Boris Kagarlitzki: Wenn Russland sich aus Tschetschenien zurückziehen müsste, dann würde das den Beweis erbringen, dass
der "Krieg gegen den Terror" nicht gewinnbar ist. Dann würden russische Politiker auch offener die amerikanische Präsenz in
Zentralasien kritisieren. Da die russische Regierung jedoch aus Prinzip proamerikanisch ist, könnte nur eine neue Regierung und ein neuer Präsident
kritischer gegenüber den USA sein. Eine Niederlage in Tschetschenien könnte dies befördern.
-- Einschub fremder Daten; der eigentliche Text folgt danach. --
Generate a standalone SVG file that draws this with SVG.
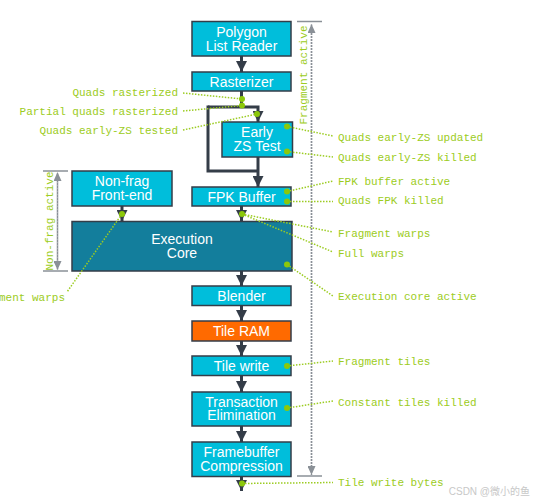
<svg xmlns="http://www.w3.org/2000/svg" width="533" height="503" viewBox="0 0 533 503">
<defs>
<marker id="ah" markerUnits="userSpaceOnUse" markerWidth="12" markerHeight="11" refX="11" refY="5.5" orient="auto">
<path d="M0,0 L11,5.5 L0,11 Z" fill="#343d48"/>
</marker>
<marker id="gh" markerUnits="userSpaceOnUse" markerWidth="10" markerHeight="8" refX="9" refY="4" orient="auto">
<path d="M0,0 L9,4 L0,8 Z" fill="#8a9097"/>
</marker>
<style>
.box{fill:#00bedb;stroke:#343d48;stroke-width:1.5}
.core{fill:#137e9c;stroke:#343d48;stroke-width:1.5}
.ram{fill:#ff6a00;stroke:#343d48;stroke-width:1.5}
.bt{font-family:"Liberation Sans",Arial,sans-serif;font-size:14px;fill:#ffffff;text-anchor:middle}
.arr{fill:none;stroke:#343d48;stroke-width:3}
.lead{fill:none;stroke:#9ccc22;stroke-width:1.5;stroke-dasharray:1.5 1.5}
.dot{fill:#8cc80a}
.lbl{font-family:"Liberation Mono","DejaVu Sans Mono",monospace;font-size:11px;fill:#9ccc22}
.gl{fill:none;stroke:#8a9097;stroke-width:1.5;stroke-dasharray:1.5 1.5}
.tick{stroke:#8a9097;stroke-width:1.5}
</style>
</defs>
<rect width="533" height="503" fill="#ffffff"/>

<g id="fragment-active">
<line class="tick" x1="297" y1="21.5" x2="322" y2="21.5"/>
<line class="tick" x1="297" y1="476" x2="322" y2="476"/>
<line class="gl" x1="311.5" y1="470" x2="311.5" y2="24" marker-end="url(#gh)"/>
<line class="gl" x1="311.5" y1="30" x2="311.5" y2="475" marker-end="url(#gh)"/>
<text class="lbl" transform="translate(307,75) rotate(-90)" text-anchor="middle">Fragment active</text>
</g>
<g id="nonfrag-active">
<line class="tick" x1="43" y1="171" x2="68" y2="171"/>
<line class="tick" x1="43" y1="271" x2="68" y2="271"/>
<line class="gl" x1="57.5" y1="265" x2="57.5" y2="172" marker-end="url(#gh)"/>
<line class="gl" x1="57.5" y1="178" x2="57.5" y2="270" marker-end="url(#gh)"/>
<text class="lbl" transform="translate(53,221) rotate(-90)" text-anchor="middle">Non-frag active</text>
</g>

<g id="connectors">
<path class="arr" d="M241.5,56 V72" marker-end="url(#ah)"/>
<path class="arr" d="M241.5,91 V107"/>
<path class="arr" d="M208,107 H258 V122" marker-end="url(#ah)"/>
<path class="arr" d="M208,105.5 V171 H258"/>
<path class="arr" d="M258,157 V187" marker-end="url(#ah)"/>
<path class="arr" d="M122,206 V221" marker-end="url(#ah)"/>
<path class="arr" d="M241.5,206 V221" marker-end="url(#ah)"/>
<path class="arr" d="M241.5,271 V286" marker-end="url(#ah)"/>
<path class="arr" d="M241.5,306 V321" marker-end="url(#ah)"/>
<path class="arr" d="M241.5,341 V356" marker-end="url(#ah)"/>
<path class="arr" d="M241.5,375.5 V392" marker-end="url(#ah)"/>
<path class="arr" d="M241.5,426 V442" marker-end="url(#ah)"/>
<path class="arr" d="M241.5,476.5 V491" marker-end="url(#ah)"/>
</g>

<g id="polygon-list-reader">
<rect class="box" x="192" y="21.5" width="99" height="34.5"/>
<text class="bt" x="241.5" y="36.5">Polygon</text>
<text class="bt" x="241.5" y="50.5">List Reader</text>
</g>
<g id="rasterizer">
<rect class="box" x="192" y="72" width="99" height="19"/>
<text class="bt" x="241.5" y="86.5">Rasterizer</text>
</g>
<g id="early-zs-test">
<rect class="box" x="222" y="122" width="70.5" height="35"/>
<text class="bt" x="257" y="137">Early</text>
<text class="bt" x="257" y="151">ZS Test</text>
</g>
<g id="fpk-buffer">
<rect class="box" x="192" y="187" width="99" height="19"/>
<text class="bt" x="241.5" y="201.5">FPK Buffer</text>
</g>
<g id="nonfrag-frontend">
<rect class="box" x="72" y="171" width="100" height="35"/>
<text class="bt" x="122" y="186">Non-frag</text>
<text class="bt" x="122" y="200">Front-end</text>
</g>
<g id="execution-core">
<rect class="core" x="72" y="221.5" width="220" height="49.5"/>
<text class="bt" x="182" y="244">Execution</text>
<text class="bt" x="182" y="258">Core</text>
</g>
<g id="blender">
<rect class="box" x="192" y="286" width="99" height="19.5"/>
<text class="bt" x="241.5" y="300.5">Blender</text>
</g>
<g id="tile-ram">
<rect class="ram" x="192" y="321" width="99" height="20"/>
<text class="bt" x="241.5" y="336">Tile RAM</text>
</g>
<g id="tile-write">
<rect class="box" x="192" y="356" width="99" height="19.5"/>
<text class="bt" x="241.5" y="370.5">Tile write</text>
</g>
<g id="transaction-elimination">
<rect class="box" x="192" y="392" width="99" height="34"/>
<text class="bt" x="241.5" y="406.5">Transaction</text>
<text class="bt" x="241.5" y="420">Elimination</text>
</g>
<g id="framebuffer-compression">
<rect class="box" x="192" y="442" width="99" height="34.5"/>
<text class="bt" x="241.5" y="456.5">Framebuffer</text>
<text class="bt" x="241.5" y="470.5">Compression</text>
</g>

<g id="counters">
<line class="lead" x1="183" y1="93" x2="242" y2="99"/>
<circle class="dot" cx="242" cy="99" r="3"/>
<text class="lbl" x="178" y="96" text-anchor="end">Quads rasterized</text>

<line class="lead" x1="183" y1="111" x2="242" y2="105.5"/>
<circle class="dot" cx="242" cy="105.5" r="3"/>
<text class="lbl" x="178" y="115" text-anchor="end">Partial quads rasterized</text>

<line class="lead" x1="183" y1="130" x2="257" y2="114"/>
<circle class="dot" cx="257" cy="114" r="3"/>
<text class="lbl" x="178" y="134" text-anchor="end">Quads early-ZS tested</text>

<line class="lead" x1="287" y1="126.5" x2="333" y2="136"/>
<circle class="dot" cx="287" cy="126.5" r="3"/>
<text class="lbl" x="338" y="141">Quads early-ZS updated</text>

<line class="lead" x1="287" y1="151.5" x2="333" y2="157"/>
<circle class="dot" cx="287" cy="151.5" r="3"/>
<text class="lbl" x="338" y="161">Quads early-ZS killed</text>

<line class="lead" x1="287" y1="191.5" x2="333" y2="181"/>
<circle class="dot" cx="287" cy="191.5" r="3"/>
<text class="lbl" x="338" y="185">FPK buffer active</text>

<line class="lead" x1="287" y1="201.5" x2="333" y2="201.5"/>
<circle class="dot" cx="287" cy="201.5" r="3"/>
<text class="lbl" x="338" y="204">Quads FPK killed</text>

<line class="lead" x1="242" y1="214" x2="333" y2="232"/>
<line class="lead" x1="242" y1="214" x2="333" y2="252"/>
<circle class="dot" cx="242" cy="214" r="3"/>
<text class="lbl" x="338" y="237">Fragment warps</text>
<text class="lbl" x="338" y="257">Full warps</text>

<line class="lead" x1="287" y1="264.5" x2="333" y2="296"/>
<circle class="dot" cx="287" cy="264.5" r="3"/>
<text class="lbl" x="338" y="300">Execution core active</text>

<line class="lead" x1="122" y1="214" x2="67" y2="292"/>
<circle class="dot" cx="122" cy="214" r="3"/>
<text class="lbl" x="65" y="301" text-anchor="end">Fragment warps</text>

<line class="lead" x1="287" y1="366" x2="333" y2="361"/>
<circle class="dot" cx="287" cy="366" r="3"/>
<text class="lbl" x="338" y="365">Fragment tiles</text>

<line class="lead" x1="287" y1="408" x2="333" y2="401"/>
<circle class="dot" cx="287" cy="408" r="3"/>
<text class="lbl" x="338" y="406">Constant tiles killed</text>

<line class="lead" x1="242" y1="483.5" x2="333" y2="482.5"/>
<circle class="dot" cx="242" cy="483.5" r="3"/>
<text class="lbl" x="338" y="486">Tile write bytes</text>
</g>

<text x="530" y="495" text-anchor="end" font-family="'Liberation Sans','Noto Sans CJK SC',sans-serif" font-size="10" fill="#c8c8c8">CSDN @微小的鱼</text>
</svg>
Was sind die Gründe dafür, dass Putin mit Bush das Abrüstungsabkommen Ende Mai abschloss?
Boris Kagarlitzki: Die russische Eilte will vom Westen als Partner anerkannt werden. Es gibt nur diese eine Strategie. Sie bestehen nicht einmal
darauf, als gleichwertig anerkannt zu werden. Diese Partnerschaft soll institutionalisiert sein. In Wirklichkeit gibt es jedoch einen Widerspruch zwischen den
Interessen des industriellen und militärisch-industriellen Sektors einerseits, die China-orientiert sind, und den proamerikanischen Positionen des
neoliberalen Energiesektors andererseits. Der Energiesektor kann sich jedoch durchsetzen, da er einflussreicher ist und über viel Geld verfügt. Die
vom Energiesektor unterstützte Politik schwächt die industrielle Basis in Russland und stärkt somit weiter den eigenen Einfluss.